**Task objective**. Copy exactly the lines from the start of the material through the line with "const names = ['SQUIDs". Pictures stay out of the copy.

**Data segment**.
------------------------------------
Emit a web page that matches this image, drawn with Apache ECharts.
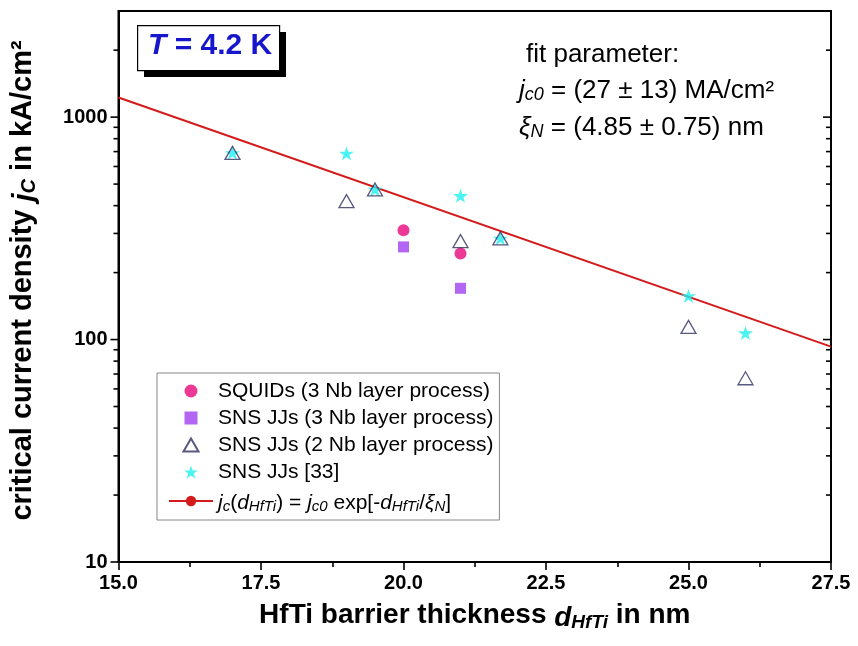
<!DOCTYPE html>
<html>
<head>
<meta charset="utf-8">
<script src="https://cdn.jsdelivr.net/npm/echarts@6/dist/echarts.min.js"></script>
<style>html,body{margin:0;padding:0;background:#fff}#c{width:858px;height:646px}</style>
</head>
<body>
<div id="c"></div>
<script>
// ---- data ----
const xMin = 15, xMax = 27.5, xInterval = 2.5;
const yMin = 10, yMax = 3000;
const yLabelValues = [10, 100, 1000];
const majorYTicks = [10, 100, 1000];
const minorYTicks = [20, 30, 40, 50, 60, 70, 80, 90, 200, 300, 400, 500, 600, 700, 800, 900, 2000];

const squidX = [20, 21];
const squidY = [310, 244];
const sns3X = [20, 21];
const sns3Y = [261, 170];
const sns2X = [17, 19, 19.5, 21, 21.7, 25, 26];
const sns2Y = [691, 419, 473, 277, 285, 114, 67];
const ref33X = [17, 19, 19.5, 21, 21.7, 25, 26];
const ref33Y = [691, 687, 473, 443, 285, 157, 107];
const fitX = [15, 27.5];
const fitY = [1225, 93];

const names = ['SQUIDs (3 Nb layer process)', 'SNS JJs (3 Nb layer process)', 'SNS JJs (2 Nb layer process)', 'SNS JJs [33]', 'fit'];

const zip = (a, b) => a.map((v, i) => [v, b[i]]);
const FONT = '"Liberation Sans", Arial, sans-serif';
const STAR = 'path://M50,0 L61.8,35.4 L100,35.4 L69.1,57.3 L80.9,93.3 L50,71.4 L19.1,93.3 L30.9,57.3 L0,35.4 L38.2,35.4 Z';
const TRI = 'path://M50,0 L100,86.6 L0,86.6 Z';
const SQ = 'path://M0,0 L100,0 L100,100 L0,100 Z';

function tickRender(len) {
  return function (params, api) {
    const v = api.value(1);
    const L = api.coord([xMin, v]);
    const R = api.coord([xMax, v]);
    const st = { stroke: '#000', lineWidth: 1.6 };
    return { type: 'group', children: [
      { type: 'line', shape: { x1: L[0] - len, y1: L[1], x2: L[0], y2: L[1] }, style: st },
      { type: 'line', shape: { x1: R[0] - len, y1: R[1], x2: R[0], y2: R[1] }, style: st }
    ]};
  };
}

const chart = echarts.init(document.getElementById('c'));
chart.setOption({
  animation: false,
  textStyle: { fontFamily: FONT },
  grid: { left: 118, right: 27, top: 11, bottom: 84, show: true, borderColor: '#000', borderWidth: 2, backgroundColor: 'transparent' },
  xAxis: {
    type: 'value', min: xMin, max: xMax, interval: xInterval,
    axisLine: { lineStyle: { color: '#000', width: 2 } },
    axisTick: { show: true, inside: false, length: 8, lineStyle: { color: '#000', width: 1.6 } },
    minorTick: { show: true, splitNumber: 2, length: 5, lineStyle: { color: '#000', width: 1.6 } },
    splitLine: { show: false },
    axisLabel: { color: '#000', fontWeight: 'bold', fontSize: 20, margin: 11, fontFamily: FONT, formatter: v => v.toFixed(1) },
    name: 'HfTi barrier thickness {di|d}{sub|HfTi} in nm',
    nameLocation: 'middle', nameGap: 37,
    nameTextStyle: { color: '#000', fontWeight: 'bold', fontSize: 28, fontFamily: FONT,
      rich: {
        di: { fontStyle: 'italic', fontWeight: 'bold', fontSize: 28, color: '#000', fontFamily: FONT, lineHeight: 33, verticalAlign: 'bottom' },
        sub: { fontStyle: 'italic', fontWeight: 'bold', fontSize: 19, color: '#000', fontFamily: FONT, lineHeight: 19, verticalAlign: 'bottom' }
      } }
  },
  yAxis: {
    type: 'log', min: yMin, max: yMax, logBase: 10,
    axisLine: { lineStyle: { color: '#000', width: 2 } },
    axisTick: { show: false },
    splitLine: { show: false },
    axisLabel: { color: '#000', fontWeight: 'bold', fontSize: 20, margin: 11, fontFamily: FONT,
      formatter: v => { const r = Math.round(v); return yLabelValues.indexOf(r) >= 0 ? String(r) : ''; } },
    name: 'critical current density {ji|j}{sub|C} in kA/cm²',
    nameLocation: 'middle', nameGap: 79, nameRotate: 90,
    nameTextStyle: { color: '#000', fontWeight: 'bold', fontSize: 29, fontFamily: FONT, padding: [0, 0, 0, 12],
      rich: {
        ji: { fontStyle: 'italic', fontWeight: 'bold', fontSize: 29, color: '#000', fontFamily: FONT, lineHeight: 34, verticalAlign: 'bottom' },
        sub: { fontStyle: 'italic', fontWeight: 'bold', fontSize: 20, color: '#000', fontFamily: FONT, lineHeight: 20, verticalAlign: 'bottom' }
      } }
  },
  legend: {
    data: names,
    orient: 'vertical', left: 157, top: 373,
    padding: [7, 6, 6, 11],
    itemWidth: 44, itemHeight: 13, itemGap: 5, itemTextGap: 14,
    borderColor: '#888', borderWidth: 1, backgroundColor: '#fff',
    textStyle: { fontSize: 21, color: '#000', fontFamily: FONT, lineHeight: 22,
      rich: {
        t: { fontSize: 21, color: '#000', fontFamily: FONT, lineHeight: 26, verticalAlign: 'bottom' },
        i: { fontSize: 21, fontStyle: 'italic', color: '#000', fontFamily: FONT, lineHeight: 26, verticalAlign: 'bottom' },
        s: { fontSize: 15, fontStyle: 'italic', color: '#000', fontFamily: FONT, lineHeight: 15, verticalAlign: 'bottom' }
      } },
    formatter: function (n) {
      if (n === 'fit') return '{i|j}{s|c}{t|(}{i|d}{s|HfTi}{t|) = }{i|j}{s|c0}{t| exp[-}{i|d}{s|HfTi}{t|/}{i|ξ}{s|N}{t|]}';
      return n;
    }
  },
  graphic: [
    { type: 'rect', left: 144, top: 32, shape: { width: 142, height: 45 }, style: { fill: '#000' }, z: 10 },
    { type: 'rect', left: 137, top: 25, shape: { width: 142, height: 45 }, style: { fill: '#fff', stroke: '#000', lineWidth: 1.2 }, z: 11 },
    { type: 'text', left: 148, top: 31, z: 12, style: {
        text: '{it|T}{b| = 4.2 K}',
        rich: {
          it: { fontSize: 30, fontWeight: 'bold', fontStyle: 'italic', fill: '#1616cc', fontFamily: FONT },
          b: { fontSize: 30, fontWeight: 'bold', fill: '#1616cc', fontFamily: FONT }
        } } },
    { type: 'text', left: 526, top: 42, z: 12, style: { text: 'fit parameter:', font: '26px ' + FONT, fill: '#000' } },
    { type: 'text', left: 519, top: 78, z: 12, style: {
        text: '{i|j}{s|c0}{t| = (27 ± 13) MA/cm²}',
        rich: {
          t: { fontSize: 26, fill: '#000', fontFamily: FONT, lineHeight: 31, verticalAlign: 'bottom' },
          i: { fontSize: 26, fontStyle: 'italic', fill: '#000', fontFamily: FONT, lineHeight: 31, verticalAlign: 'bottom' },
          s: { fontSize: 18, fontStyle: 'italic', fill: '#000', fontFamily: FONT, lineHeight: 18, verticalAlign: 'bottom' }
        } } },
    { type: 'text', left: 519, top: 115, z: 12, style: {
        text: '{i|ξ}{s|N}{t| = (4.85 ± 0.75) nm}',
        rich: {
          t: { fontSize: 26, fill: '#000', fontFamily: FONT, lineHeight: 31, verticalAlign: 'bottom' },
          i: { fontSize: 26, fontStyle: 'italic', fill: '#000', fontFamily: FONT, lineHeight: 31, verticalAlign: 'bottom' },
          s: { fontSize: 18, fontStyle: 'italic', fill: '#000', fontFamily: FONT, lineHeight: 18, verticalAlign: 'bottom' }
        } } }
  ],
  series: [
    { name: 'fit', type: 'line', data: zip(fitX, fitY), symbol: 'none', showSymbol: false,
      lineStyle: { color: '#d41a1a', width: 2 }, itemStyle: { color: '#d41a1a' }, z: 2 },
    { name: names[3], type: 'scatter', data: zip(ref33X, ref33Y), symbol: STAR, symbolSize: 15, symbolKeepAspect: true,
      itemStyle: { color: '#1ef0f0' }, z: 3 },
    { name: names[0], type: 'scatter', data: zip(squidX, squidY), symbol: 'circle', symbolSize: 12,
      itemStyle: { color: '#e8087c' }, z: 4 },
    { name: names[1], type: 'scatter', data: zip(sns3X, sns3Y), symbol: SQ, symbolSize: 11, symbolKeepAspect: true,
      itemStyle: { color: '#a040f0' }, z: 4 },
    { name: names[2], type: 'scatter', data: zip(sns2X, sns2Y), symbol: TRI, symbolSize: 15, symbolKeepAspect: true,
      itemStyle: { color: 'rgba(255,255,255,0)', borderColor: '#2e2e60', borderWidth: 1.3 }, z: 5 },
    { type: 'custom', name: 'majorTicks', data: majorYTicks.map(v => [xMin, v]), renderItem: tickRender(8), silent: true, clip: false, z: 20 },
    { type: 'custom', name: 'minorTicks', data: minorYTicks.map(v => [xMin, v]), renderItem: tickRender(5), silent: true, clip: false, z: 20 }
  ]
});
</script>
</body>
</html>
------------------------------------
**Result of this task**.
Emit a web page that matches this image, drawn with Apache ECharts.
<!DOCTYPE html>
<html>
<head>
<meta charset="utf-8">
<script src="https://cdn.jsdelivr.net/npm/echarts@6/dist/echarts.min.js"></script>
<style>html,body{margin:0;padding:0;background:#fff}#c{width:858px;height:646px}</style>
</head>
<body>
<div id="c"></div>
<script>
// ---- data ----
const xMin = 15, xMax = 27.5, xInterval = 2.5;
const yMin = 10, yMax = 3000;
const yLabelValues = [10, 100, 1000];
const majorYTicks = [10, 100, 1000];
const minorYTicks = [20, 30, 40, 50, 60, 70, 80, 90, 200, 300, 400, 500, 600, 700, 800, 900, 2000];

const squidX = [20, 21];
const squidY = [310, 244];
const sns3X = [20, 21];
const sns3Y = [261, 170];
const sns2X = [17, 19, 19.5, 21, 21.7, 25, 26];
const sns2Y = [691, 419, 473, 277, 285, 114, 67];
const ref33X = [17, 19, 19.5, 21, 21.7, 25, 26];
const ref33Y = [691, 687, 473, 443, 285, 157, 107];
const fitX = [15, 27.5];
const fitY = [1225, 93];

const names = ['SQUIDs (3 Nb layer process)', 'SNS JJs (3 Nb layer process)', 'SNS JJs (2 Nb layer process)', 'SNS JJs [33]', 'fit'];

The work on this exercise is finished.